First Sub-Licences Signed for Hepatitis C Drug Daclatasvir


HCV treatment has been shown to cure up to 100% of patients depending on genotype and stage of liver disease.

The first round of sub-licenses for a hepatitis C virus (HCV) drug was recently announced by the Medicines Patent Pool (MPP).

Daclastavir (Daklinza) is a first-in-class NS5A inhibitor used in combination with sofosbuvir for the treatment of chronic HCV genotype 3.

A phase 3 study found the combination therapy increases the cure rate after 12 weeks, which showed the treatment it could cure up to 100% of patients depending on genotype and the stage of liver disease. The drug also shows improvement for HCV patients proven to be difficult-to-treat.
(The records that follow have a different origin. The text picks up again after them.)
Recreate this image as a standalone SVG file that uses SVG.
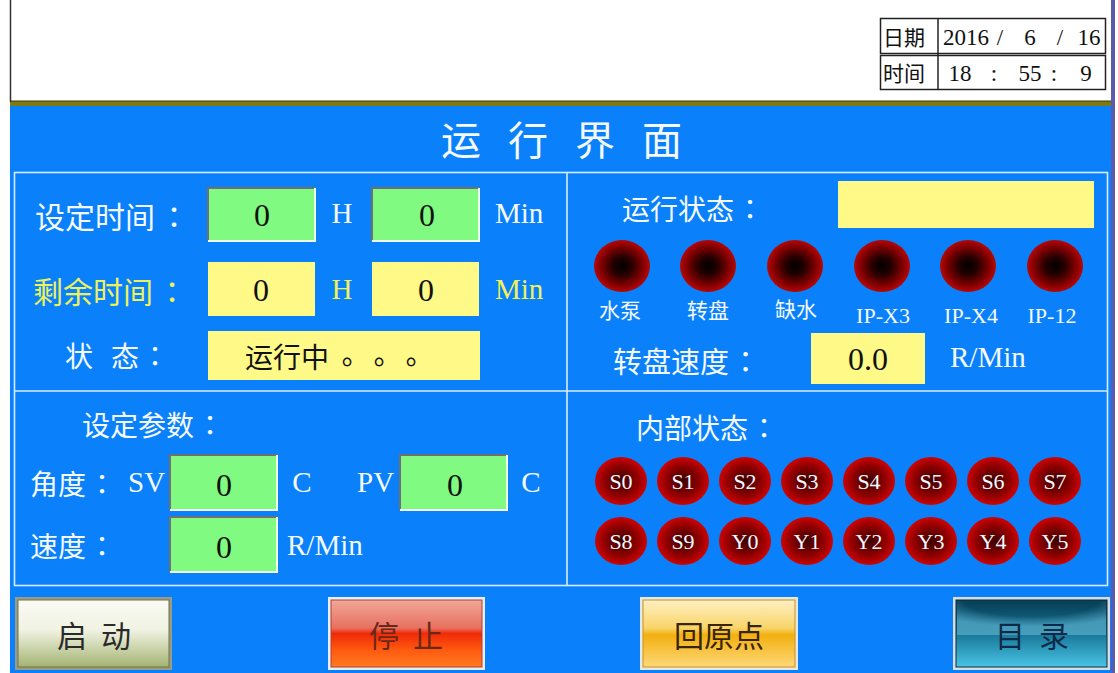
<svg xmlns="http://www.w3.org/2000/svg" width="1118" height="673" viewBox="0 0 1118 673">
<defs>
<style>
.cjk{font-family:"Noto Sans CJK SC","Noto Sans",sans-serif;dominant-baseline:central}
.lat{font-family:"Liberation Serif","Noto Sans CJK SC",serif;dominant-baseline:central}
.col{font-family:"Noto Sans CJK TC","Noto Sans CJK SC",sans-serif}
.w{fill:#f4faff}
.y{fill:#eef25a}
.k{fill:#111}
.mid{text-anchor:middle}
.gbox{fill:#80fa80}
.ybox{fill:#fffa88}
.frame{stroke:#d8ecff;stroke-width:1.6;fill:none}
.led{fill:url(#ledTop)}
.iled{fill:url(#ledIn)}
</style>
<radialGradient id="ledTop" cx="0.5" cy="0.5" r="0.5">
<stop offset="0" stop-color="#000"/>
<stop offset="0.35" stop-color="#260000"/>
<stop offset="0.75" stop-color="#820000"/>
<stop offset="1" stop-color="#b40808"/>
</radialGradient>
<radialGradient id="ledIn" cx="0.5" cy="0.5" r="0.5">
<stop offset="0" stop-color="#3a0000"/>
<stop offset="0.6" stop-color="#8a0000"/>
<stop offset="1" stop-color="#cc0404"/>
</radialGradient>
<linearGradient id="gStart" x1="0" y1="0" x2="0" y2="1">
<stop offset="0" stop-color="#fbfbf4"/>
<stop offset="0.45" stop-color="#f0f2e2"/>
<stop offset="1" stop-color="#a4b472"/>
</linearGradient>
<linearGradient id="gStop" x1="0" y1="0" x2="0" y2="1">
<stop offset="0" stop-color="#f0a898"/>
<stop offset="0.42" stop-color="#e87060"/>
<stop offset="0.5" stop-color="#f02a08"/>
<stop offset="0.75" stop-color="#ff5a10"/>
<stop offset="1" stop-color="#ff7a20"/>
</linearGradient>
<linearGradient id="gHome" x1="0" y1="0" x2="0" y2="1">
<stop offset="0" stop-color="#fff0c4"/>
<stop offset="0.42" stop-color="#f8d468"/>
<stop offset="0.52" stop-color="#f2b010"/>
<stop offset="1" stop-color="#ffd878"/>
</linearGradient>
<linearGradient id="gMenu" x1="0" y1="0" x2="0" y2="1">
<stop offset="0" stop-color="#083c54"/>
<stop offset="0.45" stop-color="#136e90"/>
<stop offset="1" stop-color="#48c4e4"/>
</linearGradient>
<radialGradient id="gMenuHi" cx="0.5" cy="0" r="0.75">
<stop offset="0.6" stop-color="#5ab0cc" stop-opacity="0"/>
<stop offset="1" stop-color="#5ab0cc" stop-opacity="0.7"/>
</radialGradient>
</defs>

<rect x="0" y="0" width="1118" height="673" fill="#fff"/>
<g id="screen">
<rect x="10" y="105" width="1102" height="568" fill="#0a80fa"/>
<rect x="10" y="101" width="1102" height="5" fill="#7c7a10"/>
<line x1="10" y1="101" x2="1112" y2="101" stroke="#3a3a10" stroke-width="1"/>
<line x1="10.5" y1="0" x2="10.5" y2="102" stroke="#303030" stroke-width="1.5"/>
<rect x="1111" y="0" width="4" height="673" fill="#5a5ab0"/>
</g>

<g id="datetime">
<rect x="880.5" y="18.5" width="225" height="35" fill="#fff" stroke="#222" stroke-width="1.5"/>
<rect x="880.5" y="55.5" width="225" height="34" fill="#fff" stroke="#222" stroke-width="1.5"/>
<line x1="938" y1="18" x2="938" y2="90" stroke="#222" stroke-width="1.5"/>
<text class="cjk k" x="883" y="36" font-size="21">日期</text>
<text class="cjk k" x="883" y="72" font-size="21">时间</text>
<text class="lat k mid" font-size="23" y="37"><tspan x="966">2016</tspan><tspan x="1000">/</tspan><tspan x="1030">6</tspan><tspan x="1060">/</tspan><tspan x="1089">16</tspan></text>
<text class="lat k mid" font-size="23" y="73"><tspan x="960">18</tspan><tspan x="994">:</tspan><tspan x="1030">55</tspan><tspan x="1054">:</tspan><tspan x="1086">9</tspan></text>
</g>

<g id="title">
<text class="cjk w" x="441" y="138" font-size="40" letter-spacing="27">运行界面</text>
</g>

<g id="connectors">
<rect class="frame" x="14.5" y="172.5" width="1093" height="413"/>
<line class="frame" x1="567" y1="172" x2="567" y2="586"/>
<line class="frame" x1="14" y1="391" x2="1108" y2="391"/>
</g>

<g id="set-time">
<text class="cjk w" x="35" y="215" font-size="30">设定时间<tspan class="col" dx="4">：</tspan></text>
<rect class="gbox" x="208" y="188" width="107" height="53"/>
<path d="M208 241V188H315" fill="none" stroke="#707070" stroke-width="2"/>
<path d="M208 241H315V188" fill="none" stroke="#f0fff0" stroke-width="2"/>
<text class="lat k mid" x="262" y="215" font-size="32">0</text>
<text class="lat w mid" x="342" y="213" font-size="29">H</text>
<rect class="gbox" x="372" y="188" width="107" height="53"/>
<path d="M372 241V188H479" fill="none" stroke="#707070" stroke-width="2"/>
<path d="M372 241H479V188" fill="none" stroke="#f0fff0" stroke-width="2"/>
<text class="lat k mid" x="427" y="215" font-size="32">0</text>
<text class="lat w" x="495" y="213" font-size="29">Min</text>
</g>

<g id="remain-time">
<text class="cjk y" x="33" y="290" font-size="30">剩余时间<tspan class="col" dx="4">：</tspan></text>
<rect class="ybox" x="208" y="262" width="107" height="54"/>
<text class="lat k mid" x="261" y="290" font-size="32">0</text>
<text class="lat y mid" x="342" y="289" font-size="29">H</text>
<rect class="ybox" x="372" y="262" width="107" height="54"/>
<text class="lat k mid" x="426" y="290" font-size="32">0</text>
<text class="lat y" x="495" y="289" font-size="29">Min</text>
</g>

<g id="state">
<text class="cjk w" x="65" y="355" font-size="28">状<tspan x="111">态</tspan><tspan class="col" dx="2">：</tspan></text>
<rect class="ybox" x="208" y="331" width="272" height="49"/>
<text class="cjk k" x="245" y="356" font-size="28">运行中<tspan class="col" x="333" y="361">。</tspan><tspan class="col" x="365" y="361">。</tspan><tspan class="col" x="397" y="361">。</tspan></text>
</g>

<g id="params">
<text class="cjk w" x="82" y="424" font-size="28">设定参数<tspan class="col" dx="2">：</tspan></text>
<text class="cjk w" x="30" y="483" font-size="28">角度<tspan class="col" dx="2">：</tspan></text>
<text class="lat w" x="128" y="482" font-size="29">SV</text>
<rect class="gbox" x="170" y="455" width="107" height="55"/>
<path d="M170 510V455H277" fill="none" stroke="#707070" stroke-width="2"/>
<path d="M170 510H277V455" fill="none" stroke="#f0fff0" stroke-width="2"/>
<text class="lat k mid" x="224" y="485" font-size="32">0</text>
<text class="lat w mid" x="302" y="482" font-size="29">C</text>
<text class="lat w" x="357" y="482" font-size="29">PV</text>
<rect class="gbox" x="400" y="455" width="107" height="55"/>
<path d="M400 510V455H507" fill="none" stroke="#707070" stroke-width="2"/>
<path d="M400 510H507V455" fill="none" stroke="#f0fff0" stroke-width="2"/>
<text class="lat k mid" x="455" y="485" font-size="32">0</text>
<text class="lat w mid" x="531" y="482" font-size="29">C</text>
<text class="cjk w" x="30" y="545" font-size="28">速度<tspan class="col" dx="2">：</tspan></text>
<rect class="gbox" x="170" y="517" width="107" height="55"/>
<path d="M170 572V517H277" fill="none" stroke="#707070" stroke-width="2"/>
<path d="M170 572H277V517" fill="none" stroke="#f0fff0" stroke-width="2"/>
<text class="lat k mid" x="224" y="547" font-size="32">0</text>
<text class="lat w" x="287" y="545" font-size="29">R/Min</text>
</g>

<g id="run-state">
<text class="cjk w" x="622" y="208" font-size="28">运行状态<tspan class="col" dx="2">：</tspan></text>
<rect class="ybox" x="838" y="181" width="256" height="47"/>
<ellipse class="led" cx="622" cy="266" rx="28" ry="26"/>
<ellipse class="led" cx="708" cy="266" rx="28" ry="26"/>
<ellipse class="led" cx="795" cy="266" rx="28" ry="26"/>
<ellipse class="led" cx="882" cy="266" rx="28" ry="26"/>
<ellipse class="led" cx="968" cy="266" rx="28" ry="26"/>
<ellipse class="led" cx="1055" cy="266" rx="28" ry="26"/>
<text class="cjk w mid" x="620" y="309" font-size="21">水泵</text>
<text class="cjk w mid" x="708" y="309" font-size="21">转盘</text>
<text class="cjk w mid" x="796" y="308" font-size="21">缺水</text>
<text class="lat w mid" x="883" y="315" font-size="22">IP-X3</text>
<text class="lat w mid" x="971" y="315" font-size="22">IP-X4</text>
<text class="lat w mid" x="1052" y="315" font-size="22">IP-12</text>
<text class="cjk w" x="613" y="360" font-size="29">转盘速度<tspan class="col" dx="2">：</tspan></text>
<rect class="ybox" x="811" y="333" width="114" height="51"/>
<text class="lat k mid" x="868" y="359" font-size="32">0.0</text>
<text class="lat w" x="950" y="357" font-size="29">R/Min</text>
</g>

<g id="internal-state">
<text class="cjk w" x="636" y="427" font-size="28">内部状态<tspan class="col" dx="2">：</tspan></text>
<g class="lat w mid" font-size="22">
<ellipse class="iled" cx="621" cy="481" rx="26" ry="24"/><text x="621" y="481">S0</text>
<ellipse class="iled" cx="683" cy="481" rx="26" ry="24"/><text x="683" y="481">S1</text>
<ellipse class="iled" cx="745" cy="481" rx="26" ry="24"/><text x="745" y="481">S2</text>
<ellipse class="iled" cx="807" cy="481" rx="26" ry="24"/><text x="807" y="481">S3</text>
<ellipse class="iled" cx="869" cy="481" rx="26" ry="24"/><text x="869" y="481">S4</text>
<ellipse class="iled" cx="931" cy="481" rx="26" ry="24"/><text x="931" y="481">S5</text>
<ellipse class="iled" cx="993" cy="481" rx="26" ry="24"/><text x="993" y="481">S6</text>
<ellipse class="iled" cx="1055" cy="481" rx="26" ry="24"/><text x="1055" y="481">S7</text>
<ellipse class="iled" cx="621" cy="541" rx="26" ry="24"/><text x="621" y="541">S8</text>
<ellipse class="iled" cx="683" cy="541" rx="26" ry="24"/><text x="683" y="541">S9</text>
<ellipse class="iled" cx="745" cy="541" rx="26" ry="24"/><text x="745" y="541">Y0</text>
<ellipse class="iled" cx="807" cy="541" rx="26" ry="24"/><text x="807" y="541">Y1</text>
<ellipse class="iled" cx="869" cy="541" rx="26" ry="24"/><text x="869" y="541">Y2</text>
<ellipse class="iled" cx="931" cy="541" rx="26" ry="24"/><text x="931" y="541">Y3</text>
<ellipse class="iled" cx="993" cy="541" rx="26" ry="24"/><text x="993" y="541">Y4</text>
<ellipse class="iled" cx="1055" cy="541" rx="26" ry="24"/><text x="1055" y="541">Y5</text>
</g>
</g>

<g id="btn-start">
<rect x="15" y="597" width="157" height="73" fill="#9a9a88"/>
<rect x="18" y="600" width="151" height="67" fill="url(#gStart)" stroke="#6e7440" stroke-width="1"/>
<text class="cjk mid" x="94" y="634" font-size="30" fill="#2a2a2a">启<tspan dx="14">动</tspan></text>
</g>

<g id="btn-stop">
<rect x="328" y="597" width="157" height="73" fill="#e8eef8"/>
<rect x="331" y="600" width="151" height="67" fill="url(#gStop)" stroke="#b04030" stroke-width="1"/>
<text class="cjk mid" x="406" y="634" font-size="30" fill="#6a2818">停<tspan dx="14">止</tspan></text>
</g>

<g id="btn-home">
<rect x="640" y="597" width="158" height="73" fill="#e8e8e0"/>
<rect x="643" y="600" width="152" height="67" fill="url(#gHome)" stroke="#c89020" stroke-width="1"/>
<text class="cjk mid" x="719" y="634" font-size="30" fill="#3a2408">回原点</text>
</g>

<g id="btn-menu">
<rect x="953" y="597" width="157" height="73" fill="#d8dce4"/>
<rect x="956" y="600" width="151" height="67" fill="url(#gMenu)" stroke="#06303e" stroke-width="1"/>
<rect x="957" y="601" width="149" height="34" fill="url(#gMenuHi)"/>
<text class="cjk mid" x="1032" y="634" font-size="30" fill="#0e2a48">目<tspan dx="14">录</tspan></text>
</g>
</svg>
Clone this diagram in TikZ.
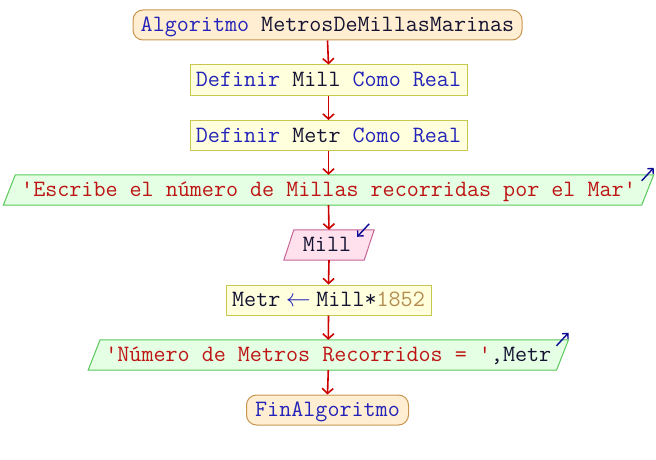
\documentclass[tikz,border=0pt]{standalone}
\usepackage{fontspec}
\usetikzlibrary{arrows.meta,backgrounds,calc}

% syntax colours
\definecolor{kwcol}{RGB}{35,35,185}
\definecolor{idcol}{RGB}{20,20,50}
\definecolor{strcol}{RGB}{190,20,20}
\definecolor{numcol}{RGB}{180,140,80}
% shape colours
\definecolor{flowred}{RGB}{205,0,0}
\definecolor{procfill}{RGB}{255,255,221}
\definecolor{procborder}{RGB}{200,200,80}
\definecolor{termfill}{RGB}{255,238,210}
\definecolor{termborder}{RGB}{200,150,80}
\definecolor{outfill}{RGB}{228,255,228}
\definecolor{outborder}{RGB}{90,200,90}
\definecolor{infill}{RGB}{255,225,238}
\definecolor{inborder}{RGB}{200,100,150}
\definecolor{ioblue}{RGB}{10,10,150}

\newcommand\kw[1]{\textcolor{kwcol}{#1}}
\newcommand\idf[1]{\textcolor{idcol}{#1}}
\newcommand\str[1]{\textcolor{strcol}{#1}}
\newcommand\num[1]{\textcolor{numcol}{#1}}

\tikzset{
  x=1pt, y=-1pt,
  txt/.style={font=\ttfamily\fontsize{23.4}{27}\selectfont, text height=16pt,
    text depth=3pt, inner sep=0pt, minimum height=30pt},
  procbox/.style={txt, draw=procborder, fill=procfill, line width=1pt, minimum width=#1},
  termbox/.style={txt, draw=termborder, fill=termfill, line width=1pt,
    rounded corners=10pt, minimum width=#1},
  iobox/.style={txt, minimum width=#1},
  outshape/.style={draw=outborder, fill=outfill, line width=1pt},
  inshape/.style={draw=inborder, fill=infill, line width=1pt},
  flow/.style={draw=flowred, line width=1.6pt,
    -{Straight Barb[length=5pt,width=11pt,line width=1.6pt]}},
  ioarrow/.style={draw=ioblue, line width=1.4pt,
    -{Straight Barb[length=4pt,width=8pt,line width=1.4pt]}},
}

\begin{document}
\begin{tikzpicture}
\useasboundingbox (0,0) rectangle (656,460);

\node[termbox=389] (start) at (327.5,25)
  {\kw{Algoritmo} \idf{MetrosDeMillasMarinas}};
\node[procbox=277] (d1) at (328.5,80)
  {\kw{Definir} \idf{Mill} \kw{Como} \kw{Real}};
\node[procbox=277] (d2) at (328.5,135.5)
  {\kw{Definir} \idf{Metr} \kw{Como} \kw{Real}};
\node[iobox=638] (o1) at (328.5,190)
  {\str{'Escribe el número de Millas recorridas por el Mar'}};
\node[iobox=80] (in) at (329,245) {\hspace*{-4pt}\idf{Mill}};
\node[procbox=205] (as) at (328.5,300)
  {\idf{Metr}\makebox[36pt]{\color{kwcol}$\leftarrow$}\idf{Mill*}\num{1852}};
\node[iobox=468] (o2) at (328.3,355)
  {\str{'Número de Metros Recorridos = '}\idf{,Metr}};
\node[termbox=162] (end) at (327.5,410) {\kw{FinAlgoritmo}};

% slanted input / output shapes behind their texts
\begin{scope}[on background layer]
  \path[outshape] ($(o1.south west)+(-6,0)$) -- ($(o1.north west)+(6,0)$)
    -- ($(o1.north east)+(6,0)$) -- ($(o1.south east)+(-6,0)$) -- cycle;
  \path[inshape] ($(in.south west)+(-5,0)$) -- ($(in.north west)+(5,0)$)
    -- ($(in.north east)+(5,0)$) -- ($(in.south east)+(-5,0)$) -- cycle;
  \path[outshape] ($(o2.south west)+(-6,0)$) -- ($(o2.north west)+(6,0)$)
    -- ($(o2.north east)+(6,0)$) -- ($(o2.south east)+(-6,0)$) -- cycle;
\end{scope}

% direction marks on the input / output shapes
\coordinate (o1c) at ($(o1.north east)+(6,0)$);
\coordinate (o1a) at ($(o1c)+(-12,6)$);
\coordinate (o1b) at ($(o1c)+(0,-7)$);
\draw[ioarrow] (o1a) -- (o1b);
\coordinate (inc) at ($(in.north east)+(5,0)$);
\coordinate (ina) at ($(inc)+(-5,-6)$);
\coordinate (inb) at ($(inc)+(-17,7)$);
\draw[ioarrow] (ina) -- (inb);
\coordinate (o2c) at ($(o2.north east)+(6,0)$);
\coordinate (o2a) at ($(o2c)+(-12,6)$);
\coordinate (o2b) at ($(o2c)+(0,-7)$);
\draw[ioarrow] (o2a) -- (o2b);

% control flow
\draw[flow] (start.south) -- (d1.north);
\draw[flow] (d1.south) -- (d2.north);
\draw[flow] (d2.south) -- (o1.north);
\draw[flow] (o1.south) -- (in.north);
\draw[flow] (in.south) -- (as.north);
\draw[flow] (as.south) -- (o2.north);
\draw[flow] (o2.south) -- (end.north);
\end{tikzpicture}
\end{document}
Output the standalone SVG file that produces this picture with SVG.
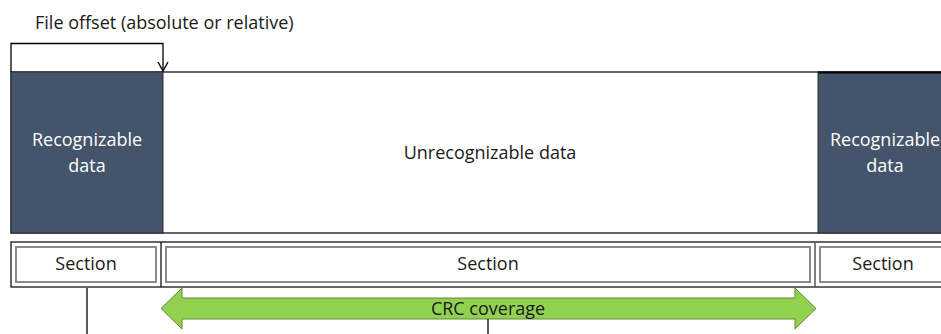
<svg xmlns="http://www.w3.org/2000/svg" width="941" height="334" viewBox="0 0 941 334">
  <style>
    text { font-family: "Open Sans", "Liberation Sans", sans-serif; }
    .lbl { font-size: 18px; fill: #1a1a1a; }
    .dark { fill: #44546A; stroke: #2b2b2b; stroke-width: 1; }
    .light { font-size: 18px; fill: #ffffff; text-anchor: middle; }
    .mid { text-anchor: middle; }
    .line { stroke: #000; stroke-width: 1.3; fill: none; }
    .inner { fill: #ffffff; stroke: #8a8a8a; stroke-width: 2; }
    .arrow { fill: #92D050; stroke: #5e8a34; stroke-width: 1; }
  </style>
  <defs>
    <marker id="tip" viewBox="0 0 12 12" refX="11" refY="6" markerWidth="12" markerHeight="12" markerUnits="userSpaceOnUse" orient="auto-start-reverse">
      <path d="M2,1 L11,6 L2,11" fill="none" stroke="#000" stroke-width="1.4"/>
    </marker>
  </defs>

  <rect x="0" y="0" width="941" height="334" fill="#ffffff"/>

  <!-- file offset label -->
  <g id="offset">
    <text class="lbl" x="35" y="29">File offset (absolute or relative)</text>
  </g>

  <!-- data strip -->
  <g id="strip">
    <rect x="11" y="72" width="940" height="161" fill="#ffffff" stroke="#000" stroke-width="1.2"/>
  </g>
  <g id="rec-left">
    <rect class="dark" x="11" y="72" width="152" height="161"/>
    <text class="light" x="87" y="146">Recognizable</text>
    <text class="light" x="87" y="172">data</text>
  </g>
  <g id="unrec">
    <text class="lbl mid" x="490" y="159">Unrecognizable data</text>
  </g>
  <g id="rec-right">
    <rect class="dark" x="818" y="72" width="140" height="161"/>
    <line x1="818" y1="72.5" x2="941" y2="72.5" stroke="#000" stroke-width="2"/>
    <text class="light" x="885" y="146">Recognizable</text>
    <text class="light" x="885" y="172">data</text>
  </g>

  <!-- section row -->
  <g id="section-row">
    <rect x="11" y="242" width="940" height="45" fill="#ffffff" stroke="#000" stroke-width="1.2"/>
    <line x1="161" y1="242" x2="161" y2="287" stroke="#000" stroke-width="1.2"/>
    <line x1="815" y1="242" x2="815" y2="287" stroke="#555" stroke-width="1.5"/>
  </g>
  <g id="section-1">
    <rect class="inner" x="16" y="247" width="140" height="35"/>
    <text class="lbl mid" x="86" y="270">Section</text>
  </g>
  <g id="section-2">
    <rect class="inner" x="166" y="247" width="644" height="35"/>
    <text class="lbl mid" x="488" y="270">Section</text>
  </g>
  <g id="section-3">
    <rect class="inner" x="820" y="247" width="130" height="35"/>
    <text class="lbl mid" x="883" y="270">Section</text>
  </g>

  <!-- CRC coverage -->
  <g id="crc">
    <path class="arrow" d="M161,308.5 L182,288 L182,298 L795,298 L795,288 L816,308.5 L795,329 L795,319 L182,319 L182,329 Z"/>
    <text class="lbl mid" x="488" y="314.5">CRC coverage</text>
  </g>

  <!-- connectors -->
  <g id="connectors">
    <path class="line" d="M11,72 L11,43.5 L163,43.5 L163,71" marker-end="url(#tip)"/>
    <line class="line" x1="87" y1="288" x2="87" y2="334"/>
    <line class="line" x1="488" y1="319" x2="488" y2="334"/>
  </g>
</svg>
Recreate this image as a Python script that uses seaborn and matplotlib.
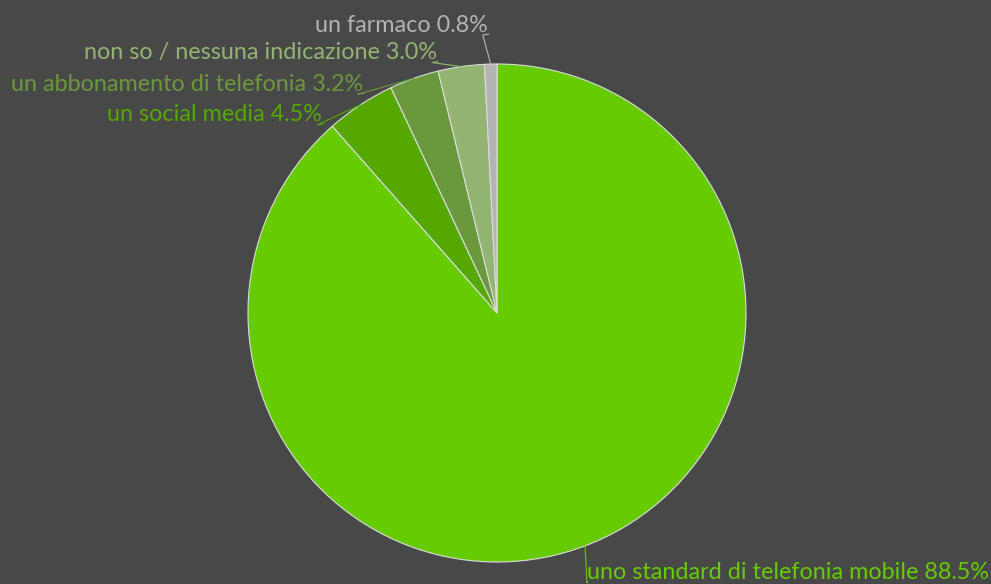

It’s estimated that approximately 130 to 150 million people have hepatitis globally. Those who live in developing countries are estimated to make up the majority of that number.

MPP first signed a licensing agreement for HCV with Bristol-Myers Squibb in November 2015. This was the first time that generic manufacturers worked with a non-profit, public health organization in order to boost access to HCV medicines for developing countries.

Companies such as Cipla, Emcure, Hetero, and Natco signed non-exclusive, royalty free agreements in order to manufacture and sell daclastavir.

"Given the burden of hepatitis C, MPP worked quickly to forge agreements with generic companies," said MPP Executive Director Greg Perry. "Cipla, Hetero and Emcure are long-term partners working with us to develop generic HIV antiretrovirals. We welcome Natco, a new collaborator, to the MPP and hope to have other companies on board as well."

Of the generic pharmaceutical companies MPP is working with, Natco is an India-based company that is 1 of the first to have India’s Drug Controller General’s approval in order to market the HCV drug. Ciplo is a global company that has more than 1500 products across different areas with a strong HIV presence. They also have several other MPP sub-licenses for antiretrovirals, like dolutegravir and tenofovir alafenamide.

Emcure is one of the first companies to sign a lease in 2012 with MPP for HIV antiretroviral, while Hetero is one of India’s leading generic pharmaceutical companies.

"It has been a pleasure working with the Medicines Patent Pool that has recently included hepatitis C into its focus areas,” said Emcure Head of Strategy Vik Thapar. “This license will help us distribute daclatasvir to low and middle-income countries at affordable prices."